With the town on the lookout for her, Millie has to find the Butcher before he massacres the rest of her class.
A horror spin on Freaky Friday, Freaky was high on my very short list of new movies I was looking forward to. Leaving the movie, I was somewhat disappointed.
The opening scene is a great parody of slasher tropes, from the stylised title card (‘Wednesday the 11th’), to the caricatured performances of horny teens. It was so OTT that I thought it was a scene from a movie-within-the-movie.
It’s funny but in a one-joke kind of way - which winds top being a big problem because it throws the movie off in terms of tone.
The movie takes place in a heightened reality where people both confirm to types, while being aware of being those tropes. There is something shallow and ephemeral about this approach to the material, particularly when the movie wants us to believe in the emotional reality of our heroine’s dilemma.
Instead, it comes across as a another hackneyed convention to be trotted out when the story demands it.
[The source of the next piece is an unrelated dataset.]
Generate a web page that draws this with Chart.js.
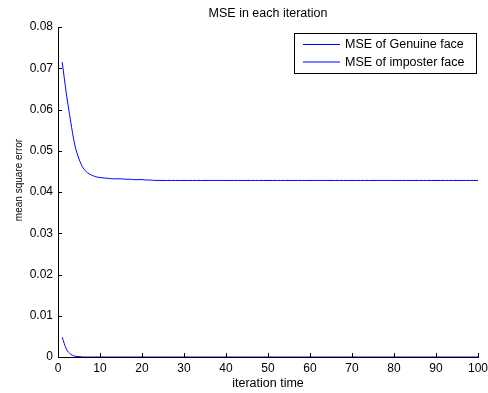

There is a clumsiness to the film’s balancing act between its comic and horror elements that cancels out both.
It does not help that it is most important component - the performances of the two leads - never sync.While Kathryn Newton manages to replicate the Butcher’s quiet menace, Vince Vaughn’s performance never convinces as being of a piece with Newton’s portrayal of Millie.
Vaughn’s broader affectations feel more attuned for a full-on comedy, and feel somewhat out of step with the movie’s tone.
Freaky was made by Christopher Landon, the director of Happy Death Day and Happy Death Day 2 U. It is clearly intended as a spiritual sequel to those movies, taking a familiar comic premise and turning it into a horror movie. Compared with Happy Death Day, Freaky comes off as a tad simple and too silly.
Unlike the Happy Death Days, it also lacks a strongly defined lead character like Jessica Rothe's Tree. It might be an effect of the clash between the leads' performances, but I could not get a firm read on Millie's character.
This movie might improve on re-watch, but on this initial viewing, Freaky feels like a skit extended to a feature runtime.